Cameron Diaz and Jason Segel film ‘Basic Math’ on campus
Published: Wednesday, October 2, 2013
Updated: Wednesday, October 2, 2013 02:10
Seventy Tufts students joined the Columbia Pictures film team as extras in the movie “Basic Math,” filmed on the Medford/Somerville campus this Monday.
Stars Cameron Diaz and Jason Segel traveled to six different locations on campus throughout the day to shoot scenes for the movie. The film’s plot follows the story of a married couple — played by Diaz and Segel — who discovers their sex tape is missing and attempts to retrieve the tape.
The Tufts campus provided an ideal setting for the movie, according to Scott Levine, the film’s unit publicist.
“The production was looking for a location to shoot scenes set on a classic Northeastern campus,” he told the Daily in an email. “And since we are filming in the Boston area, the Tufts campus was perfect.”
The filming took place on the Academic Quad, the President’s Lawn, Talbot Avenue, in front of Miller Hall and in Tisch Library and Brown and Brew, according to a Sept. 25 email sent out to the Tufts community.

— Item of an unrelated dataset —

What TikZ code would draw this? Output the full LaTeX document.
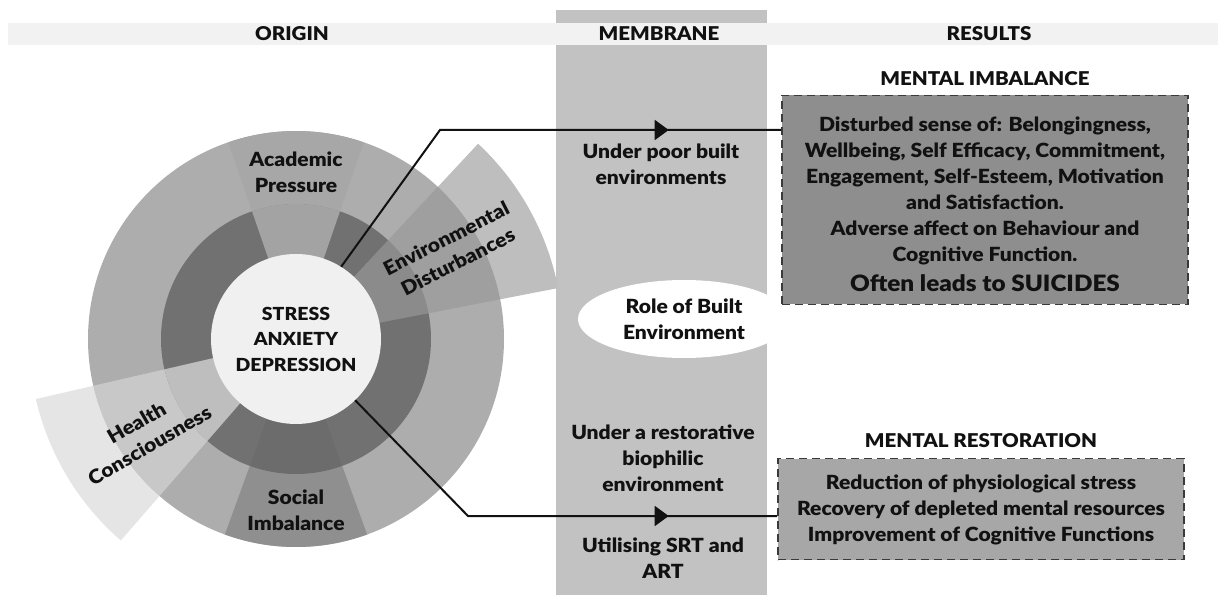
\documentclass[tikz,border=0pt]{standalone}
\usepackage{fontspec}
\setmainfont{Lato}[BoldFont={Lato Black}, BoldFeatures={FakeStretch=1.08}]
\usetikzlibrary{arrows.meta,positioning,calc,shapes.geometric}
\definecolor{ink}{HTML}{111111}
\definecolor{band}{HTML}{F2F2F2}
\definecolor{memb}{HTML}{C2C2C2}
\definecolor{ringout}{HTML}{ADADAD}
\definecolor{ringmid}{HTML}{717171}
\definecolor{corefill}{HTML}{F0F0F0}
\definecolor{acadout}{HTML}{A7A7A7}
\definecolor{acadmid}{HTML}{A3A3A3}
\definecolor{socout}{HTML}{8F8F8F}
\definecolor{socmid}{HTML}{6C6C6C}
\definecolor{envfar}{HTML}{BEBEBE}
\definecolor{envout}{HTML}{9F9F9F}
\definecolor{envmid}{HTML}{8B8B8B}
\definecolor{hlthfar}{HTML}{E5E5E5}
\definecolor{hlthout}{HTML}{C8C8C8}
\definecolor{hlthmid}{HTML}{BEBEBE}
\definecolor{imbfill}{HTML}{8E8E8E}
\definecolor{restfill}{HTML}{A7A7A7}
\definecolor{boxline}{HTML}{3A3A3A}

\begin{document}
\begin{tikzpicture}[x=1pt, y=1pt,
  font=\bfseries\fontsize{19.5}{26}\selectfont, text=ink, >={Triangle[length=14pt, width=20pt]},
  head/.style={font=\bfseries\fontsize{19}{24}\selectfont, inner sep=0pt},
  lbl/.style={align=center, inner sep=0pt},
  wheel/.style={lbl, font=\bfseries\fontsize{19.5}{26}\selectfont},
  res/.style={draw=boxline, line width=1.8pt, dash pattern=on 8pt off 5pt, minimum width=406pt, inner sep=0pt},
  link/.style={draw=ink, line width=2pt}]
\useasboundingbox (0,0) rectangle (1218,595);
% columns and header band
\node[fill=memb, minimum width=211pt, minimum height=585pt, inner sep=0pt, anchor=south west] (memb) at (556,0) {};
\fill[band] (8,550) rectangle (1218,572);
\node[head] (origin) at (292,561) {ORIGIN};
\node[head] (membt) at (659,561) {MEMBRANE};
\node[head] (resul) at (989,561) {RESULTS};
% origin wheel
\coordinate (ctr) at (296,256);
\fill[ringout] (ctr) circle[radius=208pt];
\fill[ringmid] (ctr) circle[radius=135pt];
\foreach \a/\b/\ri/\ro/\c in {11/47/208/267/envfar, 11/47/135/208/envout, 11/47/1/135/envmid,
    193/229/208/267/hlthfar, 193/229/135/208/hlthout, 193/229/1/135/hlthmid,
    71/109/135/208/acadout, 71/109/1/135/acadmid,
    250/290/135/208/socout, 250/290/1/135/socmid}
  \fill[\c] ($(ctr)+(\a:\ri pt)$) arc[start angle=\a, end angle=\b, radius=\ri pt]
    -- ($(ctr)+(\b:\ro pt)$) arc[start angle=\b, end angle=\a, radius=\ro pt] -- cycle;
\node[circle, fill=corefill, minimum size=170pt, inner sep=0pt, align=center, font=\bfseries\fontsize{18}{25.5}\selectfont] (core) at (ctr) {STRESS\\ANXIETY\\DEPRESSION};
\node[wheel] (acad) at (296,423) {Academic\\Pressure};
\node[wheel] (soc) at (296,85) {Social\\Imbalance};
\node[wheel, rotate=27] (env) at (452,345) {Environmental\\Disturbances};
\node[wheel, rotate=30] (hlth) at (143,161) {Health\\Consciousness};
% membrane
\node[lbl] (poor) at (661,431) {Under poor built\\environments};
\node[ellipse, fill=white, minimum width=212pt, minimum height=78pt, inner sep=0pt, align=center] (role) at (684,276) {Role of Built\\Environment};
\node[lbl] (bio) at (663,137) {Under a restorative\\biophilic\\environment};
\node[lbl] (srt) at (663,37) {Utilising SRT and\\ART};
% results
\node[res, fill=imbfill, minimum height=209pt] (imb) at (985,395) {};
\node[lbl] (imbtxt) at ($(imb.center)+(0,-4)$) {Disturbed sense of: Belongingness,\\Wellbeing, Self Efficacy, Commitment,\\Engagement, Self-Esteem, Motivation\\and Satisfaction.\\Adverse affect on Behaviour and\\Cognitive Function.\\[4pt]{\fontsize{22.5}{30}\selectfont Often leads to SUICIDES}};
\node[head, above=9pt of imb] (imbt) {MENTAL IMBALANCE};
\node[res, fill=restfill, minimum height=101pt] (rest) at (981,86) {};
\node[lbl] (resttxt) at ($(rest.center)+(0,-1)$) {Reduction of physiological stress\\Recovery of depleted mental resources\\Improvement of Cognitive Functions};
\node[head, above=10pt of rest] (restt) {MENTAL RESTORATION};
% connectors
\coordinate (k1) at (440,465);
\coordinate (k2) at (468,79);
\draw[link] (core.58) -- (k1) -- (k1 -| imb.west);
\draw[link, ->] (k1) -- ($(memb.center |- k1)+(7,0)$);
\draw[link] (core.-46) -- (k2) -- (k2 -| rest.west);
\draw[link, ->] (k2) -- ($(memb.center |- k2)+(7,0)$);
\end{tikzpicture}
\end{document}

Students wishing to become extras were asked to send application materials to Boston Casting, a company that works with extras, according sophomore movie extra Eniola Akintade.
She explained that students did not need prior acting experience in order to be chosen as extras.
“Many of the extras from Tufts didn’t have much acting experience, but [the crew] was very nice if we wanted to talk to them,” Akintade said. “[They] didn’t talk down to us and answered all of our questions.”
Students were able to converse with the actors and people in the industry during downtime between scenes, sophomore extra Mackenzie Brewster said.
“A large group [of extras] were also interested in drama or were drama majors, so it was fun talking to production people,” she said. “I am interested in the directing sphere, so it was awesome to see production first hand.”
Segel and Diaz interacted with students from a distance, according to Akintade.
“I made eye contact with both of them,” she said. “I was so nervous, so I was shaking, but I was trying to maintain my coolness, and not act like a crazy, screaming fan, which I know I am.”
Brewster added that both of the stars were humble and kind.
“They would wave to people, say ‘hi’ and were very happy to be around Tufts students,” she said.
During filming, students were required to perform everyday activities that are typical to a college campus, Brewster explained.
“We were rushing around campus like students or sitting in Brown and Brew studying and talking to people or jogging on the President’s Lawn,” she said.
In addition to the 70 Tufts extras involved in the film, 45 other extras were brought in from the Screen Actors Guild, Akintade added.
For extras, she said, the workday began at 5:45 a.m. and lasted until 8 p.m., with occasional breaks.
“It was exhausting,” Akintade said. “I can understand why people say acting is a job. It is physically exhausting and emotionally very tiring. People are mostly walking around with walkie-talkies in their ears and always trying to get something done.”
Many students chose to miss class in order to be a part of the film, but professors were generally understanding, Brewster said.
“It is a big deal and a rare opportunity to be a part of something like this,” she said. “My teachers understood it was worth it.”